Lindsey v. State

Niblack, C. J.

— Lewis Lindsey, the appellant, was prosecuted in the court below upon an affidavit and information charging an assault and battery with intent to murder one George Tribue. A jury returned a verdict of guilty as charged, fixing the appellant’s punishment at a fine of one dollar and' imprisonment in the state-prison for two years ; and, after successively overruling motions for a new trial and in arrest of judgment, the court rendered judgment upon the verdict.

Error is assigned upon the overruling of the motion in arrest of judgment. The motion in arrest was based upon the alleged insufficiency of the affidavit, in failing to aver thát the appellant was in custody on the charge for which he was prosecuted, and that the grand jury of the proper county was not in session.'

The information contained the averments thus omitted from the affidavit, but the appellant contends that these averments, being jurisdictional, ought to have been made in the affidavit as well as in the information.

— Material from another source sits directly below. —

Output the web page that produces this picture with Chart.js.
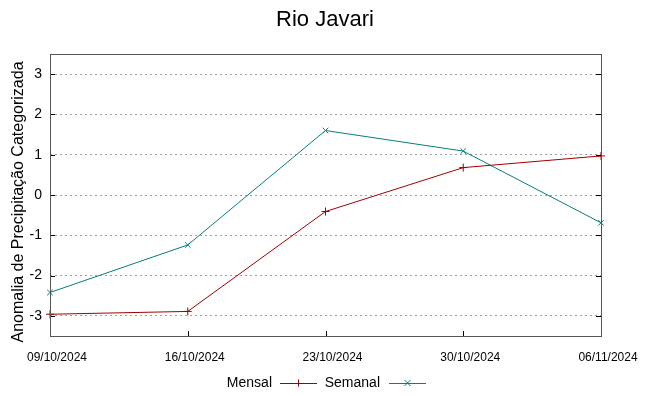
<!DOCTYPE html>
<html>
<head>
<meta charset="utf-8">
<script src="https://cdn.jsdelivr.net/npm/chart.js@4.4.1/dist/chart.umd.min.js"></script>
<style>
  html, body { margin: 0; padding: 0; background: #fff; }
  #wrap { width: 649px; height: 396px; }
</style>
</head>
<body>
<div id="wrap"><canvas id="chart" width="649" height="396"></canvas></div>
<script>
const labels = ['09/10/2024', '16/10/2024', '23/10/2024', '30/10/2024', '06/11/2024'];
const mensal = [-2.96, -2.89, -0.41, 0.68, 0.97];
const semanal = [-2.42, -1.24, 1.60, 1.09, -0.69];
const yTicks = [-3, -2, -1, 0, 1, 2, 3];

const FONT = "'Liberation Sans', Arial, sans-serif";
const RED = '#a00000';
const TEAL = '#00807f';

// frame, inward ticks, titles and gnuplot-like legend
const extras = {
    id: 'extras',
    afterDraw(chart) {
        const ctx = chart.ctx;
        const a = chart.chartArea;
        const x = chart.scales.x;
        const y = chart.scales.y;
        ctx.save();
        ctx.strokeStyle = '#000';
        ctx.lineWidth = 1;
        ctx.beginPath();
        yTicks.forEach(v => {
            const py = Math.round(y.getPixelForValue(v)) + 0.5;
            ctx.moveTo(a.left, py); ctx.lineTo(a.left + 5, py);
            ctx.moveTo(a.right, py); ctx.lineTo(a.right - 5, py);
        });
        labels.forEach((l, i) => {
            const px = Math.round(x.getPixelForValue(i)) + 0.5;
            ctx.moveTo(px, a.bottom); ctx.lineTo(px, a.bottom - 5);
        });
        ctx.stroke();

        ctx.strokeStyle = '#555';
        ctx.strokeRect(Math.round(a.left) + 0.5, Math.round(a.top) + 0.5,
            Math.round(a.right - a.left), Math.round(a.bottom - a.top));

        ctx.fillStyle = '#000';
        ctx.font = '22px ' + FONT;
        ctx.textAlign = 'center';
        ctx.textBaseline = 'middle';
        ctx.fillText('Rio Javari', 325, 20);

        // y axis title
        ctx.save();
        ctx.translate(19, 202);
        ctx.rotate(-Math.PI / 2);
        ctx.font = '16px ' + FONT;
        ctx.fillText('Anomalia de Precipitação Categorizada', 0, 0);
        ctx.restore();

        ctx.font = '14px ' + FONT;
        ctx.textAlign = 'right';
        const items = [
            { text: 'Mensal', end: 272, x0: 280, x1: 317, color: RED, cross: true },
            { text: 'Semanal', end: 380, x0: 389, x1: 426, color: TEAL, cross: false }
        ];
        const ly = 383;
        items.forEach(it => {
            ctx.fillStyle = '#000';
            ctx.fillText(it.text, it.end, ly);
            ctx.strokeStyle = it.color;
            ctx.beginPath();
            ctx.moveTo(it.x0, ly + 0.5); ctx.lineTo(it.x1, ly + 0.5);
            const cx = (it.x0 + it.x1) / 2;
            if (it.cross) {
                ctx.moveTo(cx, ly - 3.5); ctx.lineTo(cx, ly + 3.5);
            } else {
                ctx.moveTo(cx - 3, ly - 3); ctx.lineTo(cx + 3, ly + 3);
                ctx.moveTo(cx - 3, ly + 3); ctx.lineTo(cx + 3, ly - 3);
            }
            ctx.stroke();
        });
        ctx.restore();
    }
};

new Chart(document.getElementById('chart'), {
    type: 'line',
    data: {
        labels: labels,
        datasets: [{
            label: 'Mensal',
            data: mensal,
            borderColor: RED,
            backgroundColor: RED,
            borderWidth: 1,
            pointStyle: 'cross',
            pointRadius: 4,
            pointBorderWidth: 1,
            fill: false,
            tension: 0
        }, {
            label: 'Semanal',
            data: semanal,
            borderColor: TEAL,
            backgroundColor: TEAL,
            borderWidth: 1,
            pointStyle: 'crossRot',
            pointRadius: 4,
            pointBorderWidth: 1,
            fill: false,
            tension: 0
        }]
    },
    options: {
        responsive: false,
        animation: false,
        layout: { padding: { left: 0, right: 48, top: 54, bottom: 20 } },
        plugins: {
            legend: { display: false },
            title: { display: false },
            tooltip: { enabled: false }
        },
        scales: {
            x: {
                offset: false,
                afterFit: s => { s.height = 40; },
                grid: { display: false, drawTicks: false },
                border: { display: false },
                ticks: {
                    color: '#000',
                    font: { family: FONT, size: 12 },
                    padding: 14,
                    labelOffset: 7,
                    maxRotation: 0,
                    autoSkip: false
                }
            },
            y: {
                min: -3.5,
                max: 3.5,
                afterFit: s => { s.width = 50; },
                afterBuildTicks: s => { s.ticks = yTicks.map(v => ({ value: v })); },
                grid: { color: '#a0a0a0', lineWidth: 1, drawTicks: false },
                border: { display: false, dash: [2, 3] },
                ticks: {
                    color: '#000',
                    font: { family: FONT, size: 14 },
                    padding: 8
                }
            }
        }
    },
    plugins: [extras]
});
</script>
</body>
</html>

The case of Davis v. The State, 69 Ind. 130, sustains the doctrine contended for by the appellant, and upon the authority of that case the affidavit in this case must be held to have been fatally defective.

But it is argued on behalf of the State, that, conceding the affidavit to have been bad on a motion to quash, the question *41of its want of sufficiency was not reached by the motion in arrest, as that did not constitute one of the two causes for which only the judgment may be arrested in a criminal case. The two causes for which the judgment may be only so arrested are,

1. That the grand jury who found the indictment had no legal authority to inquire into the offence charged, by reason of it not being within the jurisdiction of the court.

2. That the facts stated do not constitute a public offence. 2 R. S. 1876, p. 409, sec. 144.

The affidavit and information, upon which a criminal prosecution may be predicated in particular cases, are intended to, and do in fact, take the place of the indictment, when the prosecution proceeds upon them, and, in such a case, constitute, in a certain generic sense, the indictment which gives the court jurisdiction of the offence charged.

We think, therefore, that the word “indictment,” as used in the first clause of section 144, supra, must be construed to include the affidavit and information, which may, in certain cases, form the basis of a criminal prosecution, and that when such prosecution is founded upon affidavit and information, the judgment may be arrested for the want of any material jurisdictional averment, either in the affidavit or in the information.

The case of Shinn v. The State, 68 Ind. 423, is cited as sustaining the sufficiency of the affidavit in this case, but in that case the materiality of the jurisdictional averments, omitted as above set forth in this case, was neither discussed by counsel, nor considered by this court.

The court obviously erred in refusing to arrest the judgment. Other questions are discussed by counsel on both sides, which need not now be decided.

The judgment is reversed, and the cause remanded for further proceedings. The clerk will give the proper notice for a return of the prisoner.